[REQUEST] Without including any pictures, write out the listing below exactly.

[PROVIDED MATERIAL]
- - - - - - -
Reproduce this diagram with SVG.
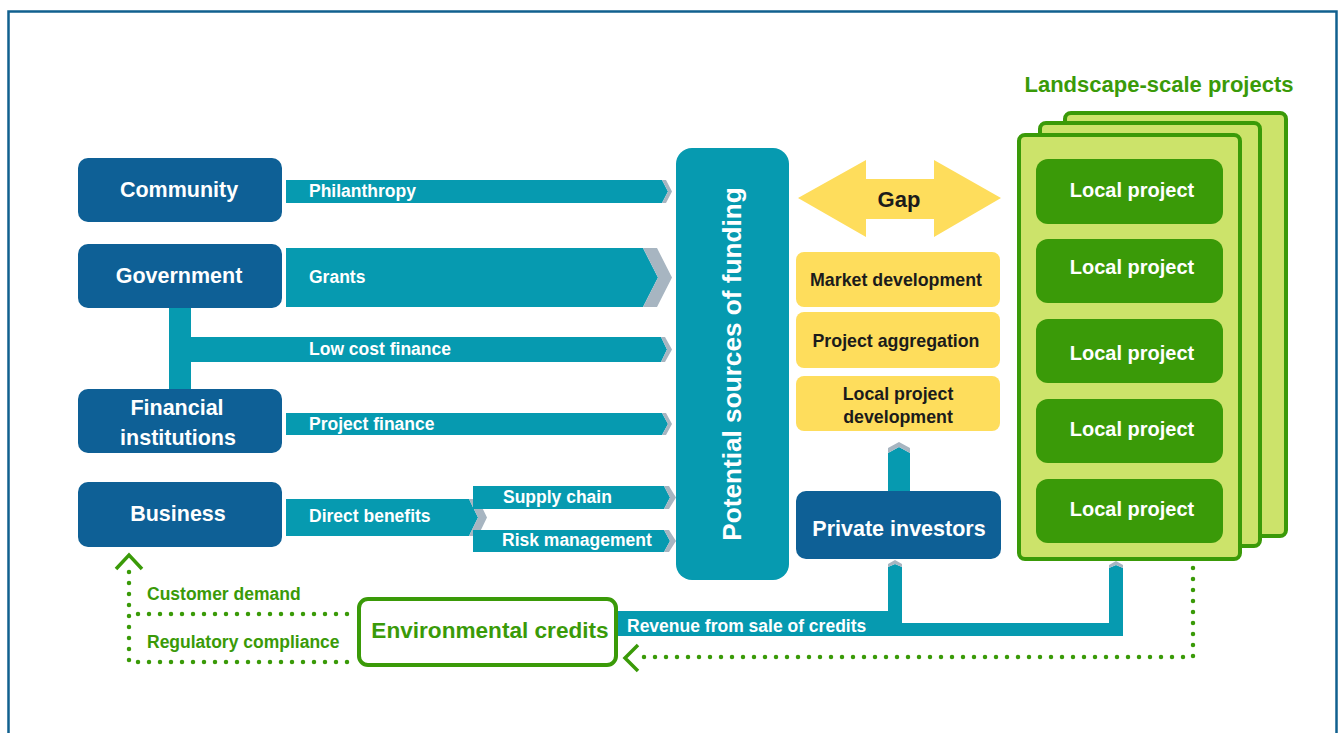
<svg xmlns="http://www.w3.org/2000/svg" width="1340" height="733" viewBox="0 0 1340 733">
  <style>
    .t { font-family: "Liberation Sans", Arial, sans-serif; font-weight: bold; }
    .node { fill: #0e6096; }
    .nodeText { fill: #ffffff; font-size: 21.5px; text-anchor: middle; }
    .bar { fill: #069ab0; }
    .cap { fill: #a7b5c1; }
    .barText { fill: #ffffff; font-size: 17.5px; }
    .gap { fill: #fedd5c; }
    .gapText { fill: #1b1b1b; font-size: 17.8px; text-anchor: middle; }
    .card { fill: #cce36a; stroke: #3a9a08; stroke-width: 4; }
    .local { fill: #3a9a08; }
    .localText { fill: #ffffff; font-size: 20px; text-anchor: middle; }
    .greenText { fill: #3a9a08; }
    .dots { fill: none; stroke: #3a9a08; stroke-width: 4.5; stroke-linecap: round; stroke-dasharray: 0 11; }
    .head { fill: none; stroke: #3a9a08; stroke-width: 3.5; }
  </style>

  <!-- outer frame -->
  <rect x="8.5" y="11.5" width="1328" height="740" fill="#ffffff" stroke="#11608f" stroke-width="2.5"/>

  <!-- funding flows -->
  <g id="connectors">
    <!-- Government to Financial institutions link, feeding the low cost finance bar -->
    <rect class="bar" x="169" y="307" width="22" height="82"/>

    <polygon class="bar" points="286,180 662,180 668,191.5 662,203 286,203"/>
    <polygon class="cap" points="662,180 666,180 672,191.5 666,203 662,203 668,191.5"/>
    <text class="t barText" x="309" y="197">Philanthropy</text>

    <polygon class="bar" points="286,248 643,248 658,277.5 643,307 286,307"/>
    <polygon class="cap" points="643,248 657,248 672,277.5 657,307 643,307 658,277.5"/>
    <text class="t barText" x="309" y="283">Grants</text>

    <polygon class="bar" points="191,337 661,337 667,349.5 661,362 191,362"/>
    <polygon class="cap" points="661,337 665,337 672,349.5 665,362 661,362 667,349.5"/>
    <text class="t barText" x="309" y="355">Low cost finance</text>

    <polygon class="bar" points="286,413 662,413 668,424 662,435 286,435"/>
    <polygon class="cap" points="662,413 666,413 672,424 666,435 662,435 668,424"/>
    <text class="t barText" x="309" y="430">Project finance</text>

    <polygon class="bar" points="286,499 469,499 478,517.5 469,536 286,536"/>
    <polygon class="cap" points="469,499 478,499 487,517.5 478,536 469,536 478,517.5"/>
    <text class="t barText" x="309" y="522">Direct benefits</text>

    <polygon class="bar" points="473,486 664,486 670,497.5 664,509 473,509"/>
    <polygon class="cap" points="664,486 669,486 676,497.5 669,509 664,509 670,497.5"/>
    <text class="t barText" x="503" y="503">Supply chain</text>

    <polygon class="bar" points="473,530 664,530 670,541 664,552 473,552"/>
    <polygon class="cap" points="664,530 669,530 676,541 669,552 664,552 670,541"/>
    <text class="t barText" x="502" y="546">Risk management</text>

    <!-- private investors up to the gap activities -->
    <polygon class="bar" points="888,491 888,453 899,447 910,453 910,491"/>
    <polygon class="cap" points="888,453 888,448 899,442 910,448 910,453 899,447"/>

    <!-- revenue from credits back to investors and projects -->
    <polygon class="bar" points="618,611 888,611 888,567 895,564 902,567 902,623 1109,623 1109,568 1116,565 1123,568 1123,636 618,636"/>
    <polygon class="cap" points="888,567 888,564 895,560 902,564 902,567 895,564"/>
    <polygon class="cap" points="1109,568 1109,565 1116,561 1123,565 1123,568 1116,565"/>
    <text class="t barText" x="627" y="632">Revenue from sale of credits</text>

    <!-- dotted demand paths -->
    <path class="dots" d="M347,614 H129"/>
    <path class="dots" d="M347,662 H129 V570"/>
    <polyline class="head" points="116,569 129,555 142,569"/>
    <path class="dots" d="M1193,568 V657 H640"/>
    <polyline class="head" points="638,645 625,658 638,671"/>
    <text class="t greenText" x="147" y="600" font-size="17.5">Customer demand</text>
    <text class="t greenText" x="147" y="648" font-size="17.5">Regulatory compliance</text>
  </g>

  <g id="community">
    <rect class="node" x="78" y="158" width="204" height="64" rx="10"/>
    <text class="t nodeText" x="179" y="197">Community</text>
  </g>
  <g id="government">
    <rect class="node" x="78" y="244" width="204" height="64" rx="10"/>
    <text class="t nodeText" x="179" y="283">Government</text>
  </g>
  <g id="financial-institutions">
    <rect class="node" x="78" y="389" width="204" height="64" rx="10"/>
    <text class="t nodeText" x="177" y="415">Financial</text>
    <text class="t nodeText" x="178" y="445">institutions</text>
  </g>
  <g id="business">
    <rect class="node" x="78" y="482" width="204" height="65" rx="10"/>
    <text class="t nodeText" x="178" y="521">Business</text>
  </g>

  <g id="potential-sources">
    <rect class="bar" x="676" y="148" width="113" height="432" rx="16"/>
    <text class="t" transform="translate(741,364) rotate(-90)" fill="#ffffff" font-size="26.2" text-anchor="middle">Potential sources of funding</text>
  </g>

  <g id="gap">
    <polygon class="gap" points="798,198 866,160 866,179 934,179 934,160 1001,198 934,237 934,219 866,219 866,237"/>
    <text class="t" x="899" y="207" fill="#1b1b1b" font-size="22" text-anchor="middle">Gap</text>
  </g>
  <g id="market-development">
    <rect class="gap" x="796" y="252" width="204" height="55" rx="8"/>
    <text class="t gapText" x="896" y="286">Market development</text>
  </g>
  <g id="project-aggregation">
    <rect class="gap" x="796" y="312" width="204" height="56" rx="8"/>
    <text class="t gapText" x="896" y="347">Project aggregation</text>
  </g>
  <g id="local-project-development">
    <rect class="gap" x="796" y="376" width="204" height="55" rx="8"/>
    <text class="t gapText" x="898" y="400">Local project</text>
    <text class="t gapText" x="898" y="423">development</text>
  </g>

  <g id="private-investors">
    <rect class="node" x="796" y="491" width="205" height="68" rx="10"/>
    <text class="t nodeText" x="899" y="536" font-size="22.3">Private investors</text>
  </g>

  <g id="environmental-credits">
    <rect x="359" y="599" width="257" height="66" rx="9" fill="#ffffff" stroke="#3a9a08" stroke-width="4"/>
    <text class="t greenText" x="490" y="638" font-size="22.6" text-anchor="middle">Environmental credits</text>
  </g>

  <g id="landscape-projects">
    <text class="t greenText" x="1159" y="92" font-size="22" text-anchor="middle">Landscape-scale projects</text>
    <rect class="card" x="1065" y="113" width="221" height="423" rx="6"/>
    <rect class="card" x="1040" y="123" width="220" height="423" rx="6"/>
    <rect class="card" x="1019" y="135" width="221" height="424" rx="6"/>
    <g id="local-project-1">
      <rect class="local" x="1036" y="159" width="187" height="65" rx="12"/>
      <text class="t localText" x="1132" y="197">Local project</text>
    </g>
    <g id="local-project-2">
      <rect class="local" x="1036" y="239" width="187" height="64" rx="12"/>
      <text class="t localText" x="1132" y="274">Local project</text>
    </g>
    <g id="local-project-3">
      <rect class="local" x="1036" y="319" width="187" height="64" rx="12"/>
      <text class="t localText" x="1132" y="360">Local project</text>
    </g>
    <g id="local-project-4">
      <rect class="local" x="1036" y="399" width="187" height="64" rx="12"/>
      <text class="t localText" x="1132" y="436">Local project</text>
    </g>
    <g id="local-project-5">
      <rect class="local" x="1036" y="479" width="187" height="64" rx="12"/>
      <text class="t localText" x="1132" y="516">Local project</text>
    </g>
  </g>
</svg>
- - - - - - -
[RESULT]
Reproduce this diagram with SVG.
<svg xmlns="http://www.w3.org/2000/svg" width="1340" height="733" viewBox="0 0 1340 733">
  <style>
    .t { font-family: "Liberation Sans", Arial, sans-serif; font-weight: bold; }
    .node { fill: #0e6096; }
    .nodeText { fill: #ffffff; font-size: 21.5px; text-anchor: middle; }
    .bar { fill: #069ab0; }
    .cap { fill: #a7b5c1; }
    .barText { fill: #ffffff; font-size: 17.5px; }
    .gap { fill: #fedd5c; }
    .gapText { fill: #1b1b1b; font-size: 17.8px; text-anchor: middle; }
    .card { fill: #cce36a; stroke: #3a9a08; stroke-width: 4; }
    .local { fill: #3a9a08; }
    .localText { fill: #ffffff; font-size: 20px; text-anchor: middle; }
    .greenText { fill: #3a9a08; }
    .dots { fill: none; stroke: #3a9a08; stroke-width: 4.5; stroke-linecap: round; stroke-dasharray: 0 11; }
    .head { fill: none; stroke: #3a9a08; stroke-width: 3.5; }
  </style>

  <!-- outer frame -->
  <rect x="8.5" y="11.5" width="1328" height="740" fill="#ffffff" stroke="#11608f" stroke-width="2.5"/>

  <!-- funding flows -->
  <g id="connectors">
    <!-- Government to Financial institutions link, feeding the low cost finance bar -->
    <rect class="bar" x="169" y="307" width="22" height="82"/>

    <polygon class="bar" points="286,180 662,180 668,191.5 662,203 286,203"/>
    <polygon class="cap" points="662,180 666,180 672,191.5 666,203 662,203 668,191.5"/>
    <text class="t barText" x="309" y="197">Philanthropy</text>

    <polygon class="bar" points="286,248 643,248 658,277.5 643,307 286,307"/>
    <polygon class="cap" points="643,248 657,248 672,277.5 657,307 643,307 658,277.5"/>
    <text class="t barText" x="309" y="283">Grants</text>

    <polygon class="bar" points="191,337 661,337 667,349.5 661,362 191,362"/>
    <polygon class="cap" points="661,337 665,337 672,349.5 665,362 661,362 667,349.5"/>
    <text class="t barText" x="309" y="355">Low cost finance</text>

    <polygon class="bar" points="286,413 662,413 668,424 662,435 286,435"/>
    <polygon class="cap" points="662,413 666,413 672,424 666,435 662,435 668,424"/>
    <text class="t barText" x="309" y="430">Project finance</text>

    <polygon class="bar" points="286,499 469,499 478,517.5 469,536 286,536"/>
    <polygon class="cap" points="469,499 478,499 487,517.5 478,536 469,536 478,517.5"/>
    <text class="t barText" x="309" y="522">Direct benefits</text>

    <polygon class="bar" points="473,486 664,486 670,497.5 664,509 473,509"/>
    <polygon class="cap" points="664,486 669,486 676,497.5 669,509 664,509 670,497.5"/>
    <text class="t barText" x="503" y="503">Supply chain</text>

    <polygon class="bar" points="473,530 664,530 670,541 664,552 473,552"/>
    <polygon class="cap" points="664,530 669,530 676,541 669,552 664,552 670,541"/>
    <text class="t barText" x="502" y="546">Risk management</text>

    <!-- private investors up to the gap activities -->
    <polygon class="bar" points="888,491 888,453 899,447 910,453 910,491"/>
    <polygon class="cap" points="888,453 888,448 899,442 910,448 910,453 899,447"/>

    <!-- revenue from credits back to investors and projects -->
    <polygon class="bar" points="618,611 888,611 888,567 895,564 902,567 902,623 1109,623 1109,568 1116,565 1123,568 1123,636 618,636"/>
    <polygon class="cap" points="888,567 888,564 895,560 902,564 902,567 895,564"/>
    <polygon class="cap" points="1109,568 1109,565 1116,561 1123,565 1123,568 1116,565"/>
    <text class="t barText" x="627" y="632">Revenue from sale of credits</text>

    <!-- dotted demand paths -->
    <path class="dots" d="M347,614 H129"/>
    <path class="dots" d="M347,662 H129 V570"/>
    <polyline class="head" points="116,569 129,555 142,569"/>
    <path class="dots" d="M1193,568 V657 H640"/>
    <polyline class="head" points="638,645 625,658 638,671"/>
    <text class="t greenText" x="147" y="600" font-size="17.5">Customer demand</text>
    <text class="t greenText" x="147" y="648" font-size="17.5">Regulatory compliance</text>
  </g>

  <g id="community">
    <rect class="node" x="78" y="158" width="204" height="64" rx="10"/>
    <text class="t nodeText" x="179" y="197">Community</text>
  </g>
  <g id="government">
    <rect class="node" x="78" y="244" width="204" height="64" rx="10"/>
    <text class="t nodeText" x="179" y="283">Government</text>
  </g>
  <g id="financial-institutions">
    <rect class="node" x="78" y="389" width="204" height="64" rx="10"/>
    <text class="t nodeText" x="177" y="415">Financial</text>
    <text class="t nodeText" x="178" y="445">institutions</text>
  </g>
  <g id="business">
    <rect class="node" x="78" y="482" width="204" height="65" rx="10"/>
    <text class="t nodeText" x="178" y="521">Business</text>
  </g>

  <g id="potential-sources">
    <rect class="bar" x="676" y="148" width="113" height="432" rx="16"/>
    <text class="t" transform="translate(741,364) rotate(-90)" fill="#ffffff" font-size="26.2" text-anchor="middle">Potential sources of funding</text>
  </g>

  <g id="gap">
    <polygon class="gap" points="798,198 866,160 866,179 934,179 934,160 1001,198 934,237 934,219 866,219 866,237"/>
    <text class="t" x="899" y="207" fill="#1b1b1b" font-size="22" text-anchor="middle">Gap</text>
  </g>
  <g id="market-development">
    <rect class="gap" x="796" y="252" width="204" height="55" rx="8"/>
    <text class="t gapText" x="896" y="286">Market development</text>
  </g>
  <g id="project-aggregation">
    <rect class="gap" x="796" y="312" width="204" height="56" rx="8"/>
    <text class="t gapText" x="896" y="347">Project aggregation</text>
  </g>
  <g id="local-project-development">
    <rect class="gap" x="796" y="376" width="204" height="55" rx="8"/>
    <text class="t gapText" x="898" y="400">Local project</text>
    <text class="t gapText" x="898" y="423">development</text>
  </g>

  <g id="private-investors">
    <rect class="node" x="796" y="491" width="205" height="68" rx="10"/>
    <text class="t nodeText" x="899" y="536" font-size="22.3">Private investors</text>
  </g>

  <g id="environmental-credits">
    <rect x="359" y="599" width="257" height="66" rx="9" fill="#ffffff" stroke="#3a9a08" stroke-width="4"/>
    <text class="t greenText" x="490" y="638" font-size="22.6" text-anchor="middle">Environmental credits</text>
  </g>

  <g id="landscape-projects">
    <text class="t greenText" x="1159" y="92" font-size="22" text-anchor="middle">Landscape-scale projects</text>
    <rect class="card" x="1065" y="113" width="221" height="423" rx="6"/>
    <rect class="card" x="1040" y="123" width="220" height="423" rx="6"/>
    <rect class="card" x="1019" y="135" width="221" height="424" rx="6"/>
    <g id="local-project-1">
      <rect class="local" x="1036" y="159" width="187" height="65" rx="12"/>
      <text class="t localText" x="1132" y="197">Local project</text>
    </g>
    <g id="local-project-2">
      <rect class="local" x="1036" y="239" width="187" height="64" rx="12"/>
      <text class="t localText" x="1132" y="274">Local project</text>
    </g>
    <g id="local-project-3">
      <rect class="local" x="1036" y="319" width="187" height="64" rx="12"/>
      <text class="t localText" x="1132" y="360">Local project</text>
    </g>
    <g id="local-project-4">
      <rect class="local" x="1036" y="399" width="187" height="64" rx="12"/>
      <text class="t localText" x="1132" y="436">Local project</text>
    </g>
    <g id="local-project-5">
      <rect class="local" x="1036" y="479" width="187" height="64" rx="12"/>
      <text class="t localText" x="1132" y="516">Local project</text>
    </g>
  </g>
</svg>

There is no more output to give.